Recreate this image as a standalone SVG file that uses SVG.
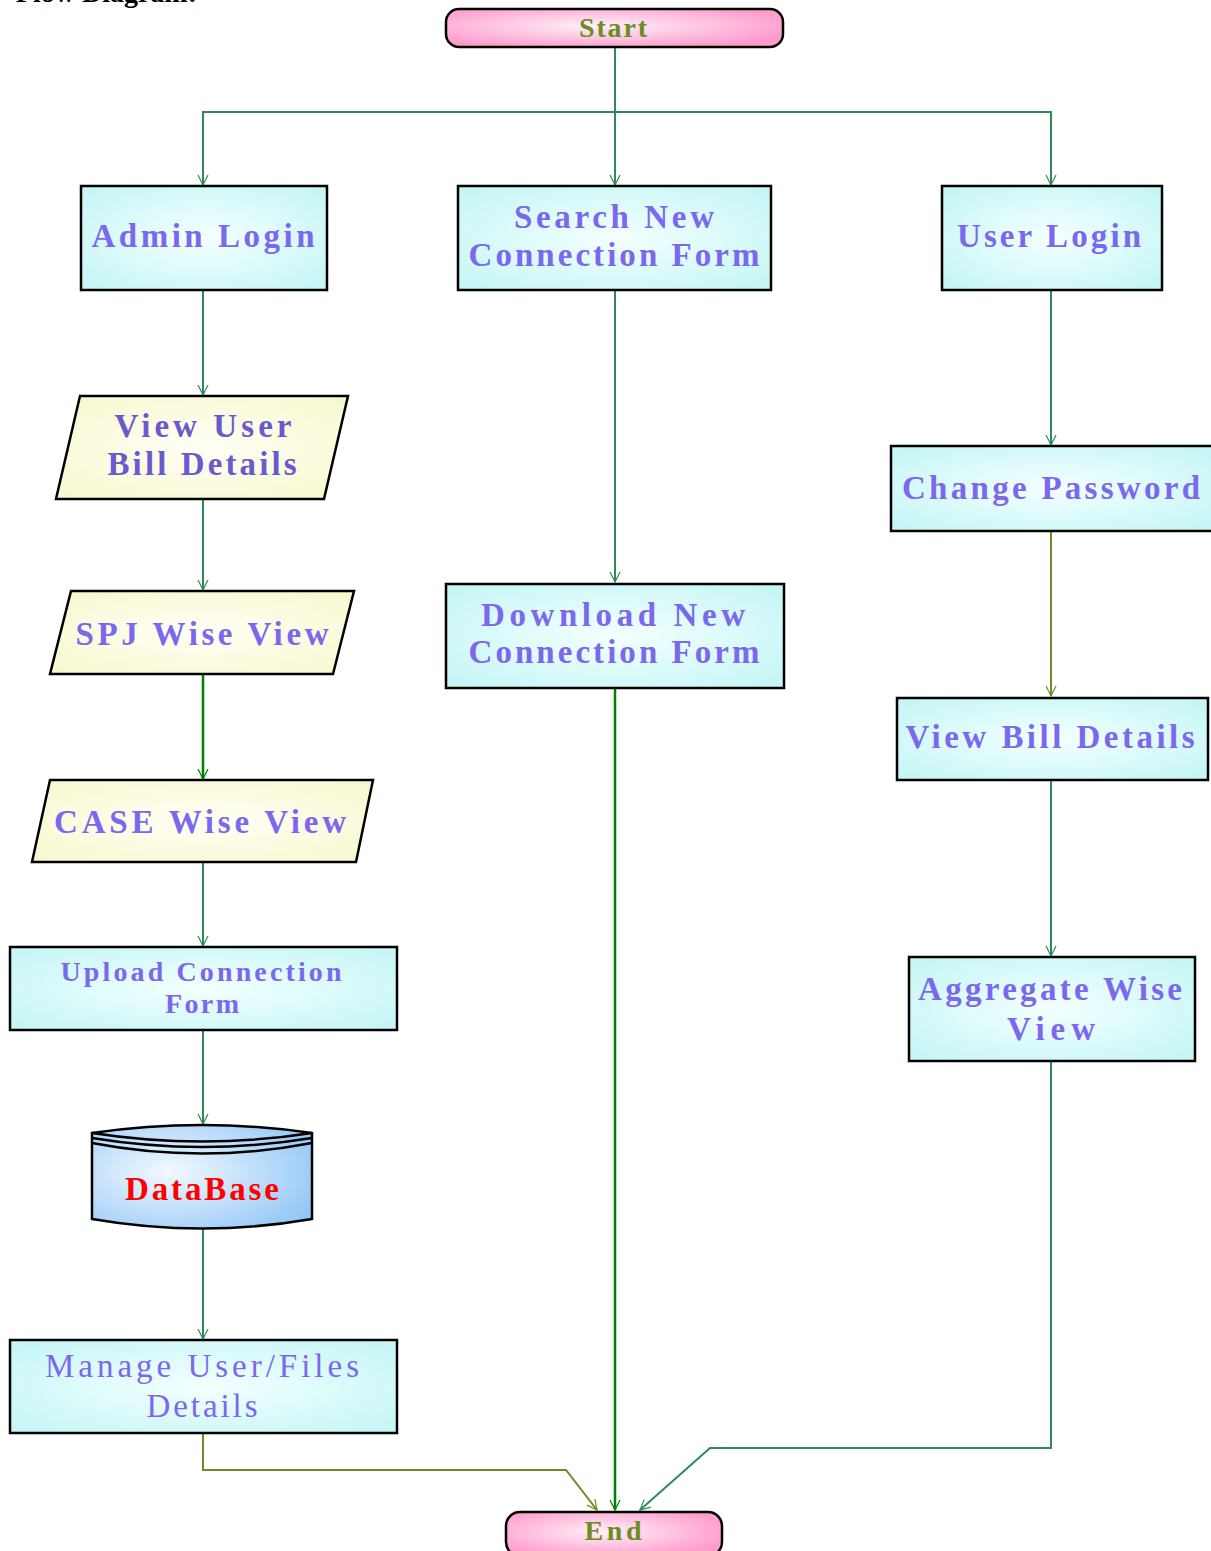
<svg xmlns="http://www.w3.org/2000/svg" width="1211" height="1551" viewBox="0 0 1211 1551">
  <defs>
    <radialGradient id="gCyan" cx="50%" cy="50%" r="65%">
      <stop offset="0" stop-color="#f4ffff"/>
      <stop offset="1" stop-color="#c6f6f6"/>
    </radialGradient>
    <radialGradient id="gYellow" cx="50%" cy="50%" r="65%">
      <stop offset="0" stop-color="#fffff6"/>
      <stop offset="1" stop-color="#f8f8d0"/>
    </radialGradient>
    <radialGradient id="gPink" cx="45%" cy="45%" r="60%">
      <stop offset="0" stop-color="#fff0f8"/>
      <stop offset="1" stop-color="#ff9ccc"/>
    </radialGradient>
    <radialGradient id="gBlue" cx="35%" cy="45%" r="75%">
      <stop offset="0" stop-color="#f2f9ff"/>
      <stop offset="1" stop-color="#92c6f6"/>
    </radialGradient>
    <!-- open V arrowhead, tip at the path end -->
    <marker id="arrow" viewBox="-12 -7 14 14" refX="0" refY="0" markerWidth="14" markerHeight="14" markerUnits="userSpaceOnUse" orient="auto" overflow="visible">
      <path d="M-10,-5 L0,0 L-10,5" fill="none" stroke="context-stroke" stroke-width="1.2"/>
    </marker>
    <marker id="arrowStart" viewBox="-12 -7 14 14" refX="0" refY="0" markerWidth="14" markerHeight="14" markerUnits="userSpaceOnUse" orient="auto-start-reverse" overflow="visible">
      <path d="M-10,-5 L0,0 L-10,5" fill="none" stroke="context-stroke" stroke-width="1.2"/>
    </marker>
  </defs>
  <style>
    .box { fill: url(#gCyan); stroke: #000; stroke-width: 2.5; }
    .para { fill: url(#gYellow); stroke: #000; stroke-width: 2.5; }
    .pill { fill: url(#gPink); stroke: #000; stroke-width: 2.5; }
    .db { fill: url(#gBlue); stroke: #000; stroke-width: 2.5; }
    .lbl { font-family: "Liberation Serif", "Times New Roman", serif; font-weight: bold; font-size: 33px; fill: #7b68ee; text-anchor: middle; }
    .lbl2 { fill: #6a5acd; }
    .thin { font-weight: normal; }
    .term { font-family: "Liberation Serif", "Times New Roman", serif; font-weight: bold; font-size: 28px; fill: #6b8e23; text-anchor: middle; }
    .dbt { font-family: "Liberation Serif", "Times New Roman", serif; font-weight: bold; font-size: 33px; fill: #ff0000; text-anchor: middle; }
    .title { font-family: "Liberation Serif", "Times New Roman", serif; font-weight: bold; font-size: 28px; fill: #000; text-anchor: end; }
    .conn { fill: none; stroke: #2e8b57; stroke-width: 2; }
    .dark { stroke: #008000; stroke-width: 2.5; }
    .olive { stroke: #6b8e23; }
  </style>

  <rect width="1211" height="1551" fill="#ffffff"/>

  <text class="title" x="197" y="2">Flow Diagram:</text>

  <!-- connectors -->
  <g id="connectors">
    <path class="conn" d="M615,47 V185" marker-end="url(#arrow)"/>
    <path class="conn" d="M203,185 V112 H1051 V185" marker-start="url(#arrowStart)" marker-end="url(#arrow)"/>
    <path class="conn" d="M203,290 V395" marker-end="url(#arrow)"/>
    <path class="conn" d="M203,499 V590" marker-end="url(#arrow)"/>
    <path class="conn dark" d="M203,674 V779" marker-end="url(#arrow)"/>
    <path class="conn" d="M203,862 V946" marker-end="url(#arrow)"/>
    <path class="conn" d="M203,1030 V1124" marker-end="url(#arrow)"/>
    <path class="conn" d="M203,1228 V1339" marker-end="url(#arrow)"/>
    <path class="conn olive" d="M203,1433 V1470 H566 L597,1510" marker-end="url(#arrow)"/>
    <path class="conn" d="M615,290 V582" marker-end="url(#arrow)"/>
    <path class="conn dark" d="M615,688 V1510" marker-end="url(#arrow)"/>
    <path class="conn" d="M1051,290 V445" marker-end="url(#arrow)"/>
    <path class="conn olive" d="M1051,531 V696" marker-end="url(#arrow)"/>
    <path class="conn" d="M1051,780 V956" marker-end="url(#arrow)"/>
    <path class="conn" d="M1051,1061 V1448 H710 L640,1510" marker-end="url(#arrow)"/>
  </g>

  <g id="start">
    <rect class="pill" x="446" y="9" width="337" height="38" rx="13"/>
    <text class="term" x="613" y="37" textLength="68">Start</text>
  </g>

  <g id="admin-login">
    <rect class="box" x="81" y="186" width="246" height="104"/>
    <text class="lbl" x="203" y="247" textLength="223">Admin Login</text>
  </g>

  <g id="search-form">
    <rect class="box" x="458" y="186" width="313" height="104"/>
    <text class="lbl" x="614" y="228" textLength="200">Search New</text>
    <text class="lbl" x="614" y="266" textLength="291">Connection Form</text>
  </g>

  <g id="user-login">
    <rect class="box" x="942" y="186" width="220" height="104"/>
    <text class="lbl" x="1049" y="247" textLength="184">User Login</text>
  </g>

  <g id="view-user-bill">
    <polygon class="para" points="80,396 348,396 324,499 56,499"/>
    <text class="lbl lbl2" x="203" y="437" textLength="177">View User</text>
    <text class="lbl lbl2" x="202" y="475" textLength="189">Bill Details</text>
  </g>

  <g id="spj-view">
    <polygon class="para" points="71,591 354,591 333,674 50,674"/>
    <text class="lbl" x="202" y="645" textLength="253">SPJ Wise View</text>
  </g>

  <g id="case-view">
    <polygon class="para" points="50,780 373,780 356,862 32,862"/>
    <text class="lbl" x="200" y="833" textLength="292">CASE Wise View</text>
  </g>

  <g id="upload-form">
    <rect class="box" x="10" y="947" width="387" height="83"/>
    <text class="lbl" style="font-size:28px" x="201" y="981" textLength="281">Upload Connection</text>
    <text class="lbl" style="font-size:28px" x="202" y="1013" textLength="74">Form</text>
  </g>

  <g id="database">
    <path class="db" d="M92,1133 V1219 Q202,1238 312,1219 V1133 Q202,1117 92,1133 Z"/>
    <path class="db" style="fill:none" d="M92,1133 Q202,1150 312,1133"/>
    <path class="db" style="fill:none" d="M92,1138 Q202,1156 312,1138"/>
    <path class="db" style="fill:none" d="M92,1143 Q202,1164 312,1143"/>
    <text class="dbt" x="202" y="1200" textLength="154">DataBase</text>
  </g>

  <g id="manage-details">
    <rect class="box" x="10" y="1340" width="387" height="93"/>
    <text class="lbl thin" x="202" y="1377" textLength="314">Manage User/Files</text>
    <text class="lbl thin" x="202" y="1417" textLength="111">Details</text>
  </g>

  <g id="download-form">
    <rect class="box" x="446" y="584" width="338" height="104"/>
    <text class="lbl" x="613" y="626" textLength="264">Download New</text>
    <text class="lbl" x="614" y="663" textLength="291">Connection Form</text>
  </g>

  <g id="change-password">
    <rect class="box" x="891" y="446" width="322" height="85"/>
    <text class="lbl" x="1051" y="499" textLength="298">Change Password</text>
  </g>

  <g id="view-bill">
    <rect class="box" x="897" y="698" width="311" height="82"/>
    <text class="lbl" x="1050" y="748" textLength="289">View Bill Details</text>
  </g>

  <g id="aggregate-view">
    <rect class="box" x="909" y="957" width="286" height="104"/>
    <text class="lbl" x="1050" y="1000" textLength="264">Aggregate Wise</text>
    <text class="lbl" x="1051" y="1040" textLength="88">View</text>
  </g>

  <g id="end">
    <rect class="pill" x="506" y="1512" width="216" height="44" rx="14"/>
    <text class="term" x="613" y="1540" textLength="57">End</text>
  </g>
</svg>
========================================
◆ Short task: Quote the data exactly, leaving every image out of the copy.

◆ Task output:
Recreate this image as a standalone SVG file that uses SVG.
<svg xmlns="http://www.w3.org/2000/svg" width="1211" height="1551" viewBox="0 0 1211 1551">
  <defs>
    <radialGradient id="gCyan" cx="50%" cy="50%" r="65%">
      <stop offset="0" stop-color="#f4ffff"/>
      <stop offset="1" stop-color="#c6f6f6"/>
    </radialGradient>
    <radialGradient id="gYellow" cx="50%" cy="50%" r="65%">
      <stop offset="0" stop-color="#fffff6"/>
      <stop offset="1" stop-color="#f8f8d0"/>
    </radialGradient>
    <radialGradient id="gPink" cx="45%" cy="45%" r="60%">
      <stop offset="0" stop-color="#fff0f8"/>
      <stop offset="1" stop-color="#ff9ccc"/>
    </radialGradient>
    <radialGradient id="gBlue" cx="35%" cy="45%" r="75%">
      <stop offset="0" stop-color="#f2f9ff"/>
      <stop offset="1" stop-color="#92c6f6"/>
    </radialGradient>
    <!-- open V arrowhead, tip at the path end -->
    <marker id="arrow" viewBox="-12 -7 14 14" refX="0" refY="0" markerWidth="14" markerHeight="14" markerUnits="userSpaceOnUse" orient="auto" overflow="visible">
      <path d="M-10,-5 L0,0 L-10,5" fill="none" stroke="context-stroke" stroke-width="1.2"/>
    </marker>
    <marker id="arrowStart" viewBox="-12 -7 14 14" refX="0" refY="0" markerWidth="14" markerHeight="14" markerUnits="userSpaceOnUse" orient="auto-start-reverse" overflow="visible">
      <path d="M-10,-5 L0,0 L-10,5" fill="none" stroke="context-stroke" stroke-width="1.2"/>
    </marker>
  </defs>
  <style>
    .box { fill: url(#gCyan); stroke: #000; stroke-width: 2.5; }
    .para { fill: url(#gYellow); stroke: #000; stroke-width: 2.5; }
    .pill { fill: url(#gPink); stroke: #000; stroke-width: 2.5; }
    .db { fill: url(#gBlue); stroke: #000; stroke-width: 2.5; }
    .lbl { font-family: "Liberation Serif", "Times New Roman", serif; font-weight: bold; font-size: 33px; fill: #7b68ee; text-anchor: middle; }
    .lbl2 { fill: #6a5acd; }
    .thin { font-weight: normal; }
    .term { font-family: "Liberation Serif", "Times New Roman", serif; font-weight: bold; font-size: 28px; fill: #6b8e23; text-anchor: middle; }
    .dbt { font-family: "Liberation Serif", "Times New Roman", serif; font-weight: bold; font-size: 33px; fill: #ff0000; text-anchor: middle; }
    .title { font-family: "Liberation Serif", "Times New Roman", serif; font-weight: bold; font-size: 28px; fill: #000; text-anchor: end; }
    .conn { fill: none; stroke: #2e8b57; stroke-width: 2; }
    .dark { stroke: #008000; stroke-width: 2.5; }
    .olive { stroke: #6b8e23; }
  </style>

  <rect width="1211" height="1551" fill="#ffffff"/>

  <text class="title" x="197" y="2">Flow Diagram:</text>

  <!-- connectors -->
  <g id="connectors">
    <path class="conn" d="M615,47 V185" marker-end="url(#arrow)"/>
    <path class="conn" d="M203,185 V112 H1051 V185" marker-start="url(#arrowStart)" marker-end="url(#arrow)"/>
    <path class="conn" d="M203,290 V395" marker-end="url(#arrow)"/>
    <path class="conn" d="M203,499 V590" marker-end="url(#arrow)"/>
    <path class="conn dark" d="M203,674 V779" marker-end="url(#arrow)"/>
    <path class="conn" d="M203,862 V946" marker-end="url(#arrow)"/>
    <path class="conn" d="M203,1030 V1124" marker-end="url(#arrow)"/>
    <path class="conn" d="M203,1228 V1339" marker-end="url(#arrow)"/>
    <path class="conn olive" d="M203,1433 V1470 H566 L597,1510" marker-end="url(#arrow)"/>
    <path class="conn" d="M615,290 V582" marker-end="url(#arrow)"/>
    <path class="conn dark" d="M615,688 V1510" marker-end="url(#arrow)"/>
    <path class="conn" d="M1051,290 V445" marker-end="url(#arrow)"/>
    <path class="conn olive" d="M1051,531 V696" marker-end="url(#arrow)"/>
    <path class="conn" d="M1051,780 V956" marker-end="url(#arrow)"/>
    <path class="conn" d="M1051,1061 V1448 H710 L640,1510" marker-end="url(#arrow)"/>
  </g>

  <g id="start">
    <rect class="pill" x="446" y="9" width="337" height="38" rx="13"/>
    <text class="term" x="613" y="37" textLength="68">Start</text>
  </g>

  <g id="admin-login">
    <rect class="box" x="81" y="186" width="246" height="104"/>
    <text class="lbl" x="203" y="247" textLength="223">Admin Login</text>
  </g>

  <g id="search-form">
    <rect class="box" x="458" y="186" width="313" height="104"/>
    <text class="lbl" x="614" y="228" textLength="200">Search New</text>
    <text class="lbl" x="614" y="266" textLength="291">Connection Form</text>
  </g>

  <g id="user-login">
    <rect class="box" x="942" y="186" width="220" height="104"/>
    <text class="lbl" x="1049" y="247" textLength="184">User Login</text>
  </g>

  <g id="view-user-bill">
    <polygon class="para" points="80,396 348,396 324,499 56,499"/>
    <text class="lbl lbl2" x="203" y="437" textLength="177">View User</text>
    <text class="lbl lbl2" x="202" y="475" textLength="189">Bill Details</text>
  </g>

  <g id="spj-view">
    <polygon class="para" points="71,591 354,591 333,674 50,674"/>
    <text class="lbl" x="202" y="645" textLength="253">SPJ Wise View</text>
  </g>

  <g id="case-view">
    <polygon class="para" points="50,780 373,780 356,862 32,862"/>
    <text class="lbl" x="200" y="833" textLength="292">CASE Wise View</text>
  </g>

  <g id="upload-form">
    <rect class="box" x="10" y="947" width="387" height="83"/>
    <text class="lbl" style="font-size:28px" x="201" y="981" textLength="281">Upload Connection</text>
    <text class="lbl" style="font-size:28px" x="202" y="1013" textLength="74">Form</text>
  </g>

  <g id="database">
    <path class="db" d="M92,1133 V1219 Q202,1238 312,1219 V1133 Q202,1117 92,1133 Z"/>
    <path class="db" style="fill:none" d="M92,1133 Q202,1150 312,1133"/>
    <path class="db" style="fill:none" d="M92,1138 Q202,1156 312,1138"/>
    <path class="db" style="fill:none" d="M92,1143 Q202,1164 312,1143"/>
    <text class="dbt" x="202" y="1200" textLength="154">DataBase</text>
  </g>

  <g id="manage-details">
    <rect class="box" x="10" y="1340" width="387" height="93"/>
    <text class="lbl thin" x="202" y="1377" textLength="314">Manage User/Files</text>
    <text class="lbl thin" x="202" y="1417" textLength="111">Details</text>
  </g>

  <g id="download-form">
    <rect class="box" x="446" y="584" width="338" height="104"/>
    <text class="lbl" x="613" y="626" textLength="264">Download New</text>
    <text class="lbl" x="614" y="663" textLength="291">Connection Form</text>
  </g>

  <g id="change-password">
    <rect class="box" x="891" y="446" width="322" height="85"/>
    <text class="lbl" x="1051" y="499" textLength="298">Change Password</text>
  </g>

  <g id="view-bill">
    <rect class="box" x="897" y="698" width="311" height="82"/>
    <text class="lbl" x="1050" y="748" textLength="289">View Bill Details</text>
  </g>

  <g id="aggregate-view">
    <rect class="box" x="909" y="957" width="286" height="104"/>
    <text class="lbl" x="1050" y="1000" textLength="264">Aggregate Wise</text>
    <text class="lbl" x="1051" y="1040" textLength="88">View</text>
  </g>

  <g id="end">
    <rect class="pill" x="506" y="1512" width="216" height="44" rx="14"/>
    <text class="term" x="613" y="1540" textLength="57">End</text>
  </g>
</svg>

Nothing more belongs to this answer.